Each cult worshipped its own pantheon of gods, told different myths, and oftentimes, gods would have slightly different names based on locality. Another important figure in Dahomean religion is Legba, or the divine trickster, who is viewed as the connection between men and gods. Legba connects directly to Papa Legba, a deity of Haitian Vodou, and Exu, a deity of the Candomblé religion.

== Ancestor veneration ==
Ancestral worship is a crucial part of Dahomean religion. At the foundation of the ancestral cult is the Tohwiyo, the founder of each sib (or family lineage). Each sib traces its lineage back to the union of a supernatural being—such as a horse, leopard, tree, or other entity—with a human. The Tohwiyo is the first human male born from this union and functions as the primary authority of the sib. In addition to the Tohwiyo, other dead ancestors called Tovodu are worshipped like deities.
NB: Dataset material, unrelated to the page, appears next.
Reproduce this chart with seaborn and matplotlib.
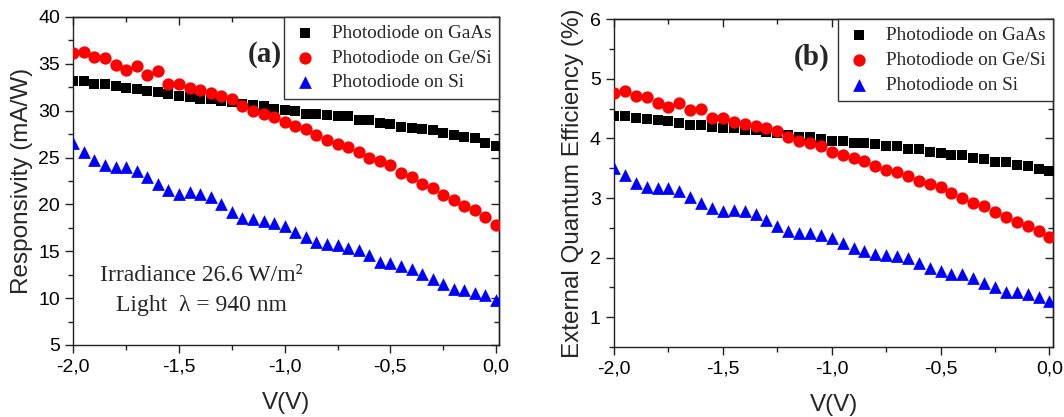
import numpy as np
import pandas as pd
import matplotlib
matplotlib.use("Agg")
import matplotlib.pyplot as plt
from matplotlib.ticker import MultipleLocator, FuncFormatter
import seaborn as sns

# bias voltage, 0.05 V steps
voltage = np.round(np.arange(-2.0, 0.001, 0.05), 2)

devices = ["Photodiode on GaAs", "Photodiode on Ge/Si", "Photodiode on Si"]

# responsivity (mA/W)
resp_gaas = [33.2, 33.2, 32.9, 32.8, 32.6, 32.4, 32.3, 32.1, 32.0, 31.8,
             31.6, 31.5, 31.3, 31.2, 31.0, 30.9, 30.7, 30.6, 30.5, 30.2,
             30.1, 30.0, 29.7, 29.6, 29.5, 29.4, 29.4, 29.0, 29.0, 28.7,
             28.6, 28.3, 28.2, 28.0, 27.9, 27.6, 27.4, 27.2, 27.1, 26.5, 26.2]
resp_gesi = [36.2, 36.3, 35.7, 35.6, 34.9, 34.3, 34.8, 33.8, 34.2, 32.8,
             32.9, 32.4, 32.2, 31.9, 31.6, 31.2, 30.5, 30.0, 29.7, 29.3,
             28.8, 28.4, 28.0, 27.4, 26.9, 26.4, 26.1, 25.6, 24.9, 24.6,
             24.2, 23.4, 22.9, 22.2, 21.8, 21.0, 20.5, 19.8, 19.4, 18.7, 17.8]
resp_si = [26.5, 25.6, 24.7, 24.2, 24.0, 24.0, 23.6, 22.9, 22.2, 21.5,
           21.1, 21.3, 21.1, 20.8, 20.0, 19.2, 18.6, 18.4, 18.2, 18.0,
           17.7, 17.1, 16.5, 16.0, 15.8, 15.7, 15.4, 15.1, 14.6, 13.9,
           13.7, 13.4, 13.1, 12.6, 12.0, 11.5, 11.0, 10.9, 10.6, 10.3, 9.8]

# external quantum efficiency (%)
eqe_gaas = [4.37, 4.37, 4.35, 4.33, 4.31, 4.29, 4.26, 4.23, 4.22, 4.20,
            4.18, 4.18, 4.15, 4.14, 4.11, 4.10, 4.05, 4.03, 4.02, 3.99,
            3.96, 3.95, 3.93, 3.92, 3.90, 3.88, 3.87, 3.82, 3.83, 3.78,
            3.76, 3.73, 3.72, 3.68, 3.66, 3.61, 3.60, 3.56, 3.54, 3.49, 3.45]
eqe_gesi = [4.76, 4.80, 4.71, 4.70, 4.59, 4.53, 4.59, 4.47, 4.50, 4.35,
            4.35, 4.27, 4.25, 4.21, 4.17, 4.12, 4.02, 3.95, 3.92, 3.88,
            3.77, 3.73, 3.68, 3.63, 3.54, 3.47, 3.44, 3.37, 3.29, 3.24,
            3.18, 3.08, 3.00, 2.91, 2.87, 2.77, 2.68, 2.60, 2.53, 2.45, 2.35]
eqe_si = [3.50, 3.39, 3.26, 3.19, 3.17, 3.17, 3.12, 3.01, 2.92, 2.83,
          2.78, 2.80, 2.78, 2.73, 2.63, 2.53, 2.45, 2.42, 2.41, 2.38,
          2.33, 2.25, 2.16, 2.11, 2.06, 2.05, 2.03, 1.99, 1.91, 1.83,
          1.78, 1.73, 1.72, 1.65, 1.58, 1.50, 1.43, 1.43, 1.39, 1.34, 1.27]

colors = {devices[0]: "black", devices[1]: "#ff0000", devices[2]: "#0000ff"}
markers = {devices[0]: "s", devices[1]: "o", devices[2]: "^"}
sizes = {devices[0]: 62, devices[1]: 78, devices[2]: 84}


def long_frame(series):
    rows = []
    for name, vals in zip(devices, series):
        rows.append(pd.DataFrame({"V": voltage, "y": vals, "device": name}))
    return pd.concat(rows, ignore_index=True)


sns.set_theme(style="ticks")
plt.rcParams["font.family"] = ["Liberation Sans", "DejaVu Sans"]
plt.rcParams["axes.linewidth"] = 1.0

comma = FuncFormatter(lambda v, p: f"{v:.1f}".replace(".", ","))
serif = ["Liberation Serif", "DejaVu Serif"]

fig = plt.figure(figsize=(10.64, 4.17), dpi=100)
ax_a = fig.add_axes([0.0689, 0.1727, 0.4001, 0.7866])
ax_b = fig.add_axes([0.5771, 0.1679, 0.4129, 0.7858])

panels = [
    (ax_a, [resp_gaas, resp_gesi, resp_si], (5, 40), 5, 2.5, "Responsivity (mA/W)", "(a)", 0.014),
    (ax_b, [eqe_gaas, eqe_gesi, eqe_si], (0.5, 6), 1, 0.5, "External Quantum Efficiency (%)", "(b)", 0.018),
]

for ax, series, ylim, ymaj, ymin, ylabel, tag, xpad in panels:
    df = long_frame(series)
    for name in devices:
        sub = df[df["device"] == name]
        sns.scatterplot(data=sub, x="V", y="y", ax=ax, color=colors[name],
                        marker=markers[name], s=sizes[name], linewidth=0,
                        label=name, zorder=3)
    ax.set_xlim(-2.0, xpad)
    ax.set_ylim(*ylim)
    ax.xaxis.set_major_locator(MultipleLocator(0.5))
    ax.xaxis.set_minor_locator(MultipleLocator(0.25))
    ax.yaxis.set_major_locator(MultipleLocator(ymaj))
    ax.yaxis.set_minor_locator(MultipleLocator(ymin))
    ax.xaxis.set_major_formatter(comma)
    ax.tick_params(which="both", direction="out", labelsize=14, width=1, colors="#222222")
    ax.tick_params(which="major", length=6)
    ax.tick_params(which="minor", length=3.5)
    ax.tick_params(labelcolor="black")
    for side in ax.spines.values():
        side.set_color("#222222")

    top = ax.secondary_xaxis("top")
    top.xaxis.set_major_locator(MultipleLocator(0.5))
    top.xaxis.set_minor_locator(MultipleLocator(0.25))
    top.tick_params(which="both", direction="in", labeltop=False, width=1, colors="#222222")
    top.tick_params(which="major", length=6)
    top.tick_params(which="minor", length=3.5)
    right = ax.secondary_yaxis("right")
    right.yaxis.set_major_locator(MultipleLocator(ymaj))
    right.yaxis.set_minor_locator(MultipleLocator(ymin))
    right.tick_params(which="both", direction="in", labelright=False, width=1, colors="#222222")
    right.tick_params(which="major", length=6)
    right.tick_params(which="minor", length=3.5)

    ax.set_xlabel("V(V)", fontsize=17.5, labelpad=12)
    ax.set_ylabel(ylabel, fontsize=17.5, labelpad=4)

    leg = ax.legend(loc="upper right", borderaxespad=0, fancybox=False, framealpha=1,
                    edgecolor="#333333", prop={"family": serif, "size": 13.8},
                    labelspacing=0.38, handletextpad=0.7, borderpad=0.4,
                    handlelength=1.4)
    leg.get_frame().set_linewidth(1.0)

    ax.text(0.45, 0.885, tag, transform=ax.transAxes, ha="center", va="center",
            fontsize=21, fontweight="bold", family=serif)

ax_a.text(0.30, 0.165, "Irradiance 26.6 W/m²\nLight  λ = 940 nm", transform=ax_a.transAxes,
          ha="center", va="center", fontsize=17, family=serif, linespacing=1.55)

fig.savefig("out.png", dpi=100)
The eldest man and woman of the sib are the link between the sib and the ancestors, and in daily practice, they consult the ancestors about marriages and journeys, and many other facets of life. Burial rites are also very important to the Fon people; the final burial must be completed within three years of death or the soul will be separated from the sib, becoming a source of harm for living relatives. The largest-scale example of public devotion to the divine ancestors was an annual ceremony sponsored by the king called Hwetanu, which included human and animal sacrifice, military demonstrations, and parades. These ceremonies also served as a forum for political debate and helped shape national unity and political and economic decisions.

== Ceremony and worship ==
Each cult worships in its own cult house (voduno), which is staffed by vodunsi (meaning 'wives of the Vodu'). The cult houses are overseen by secular heads of worship appointed by the king, reflecting the close relationship between religion and politics in Dahomean society. Membership in a cult is obtained through a formal initiation process in which candidates undergo a period of seclusion, which varies in length by pantheon, during which they learn ritual practices, sacred languages, and the specific obligations of their vodún.

== Relation to other religions ==
Dahomean religion is a primary ancestor of several African diasporic religions that emerged in the Americas as a result of the transatlantic slave trade. The port town of Ouidah in the Dahomey Kingdom was one of the most active slave ports, and many enslaved Dahomeans were sent to Haiti, Brazil, and Cuba, where they brought their religious practices with them. The most direct descendant is Haitian Vodou, which takes its name from the Fon word vodu, and adopted several of the Dahomean deities such as Legba. Other religions, such as Arará in Cuba and Candomblé in Brazil, stemmed from Dahomean religion and the transatlantic slave trade.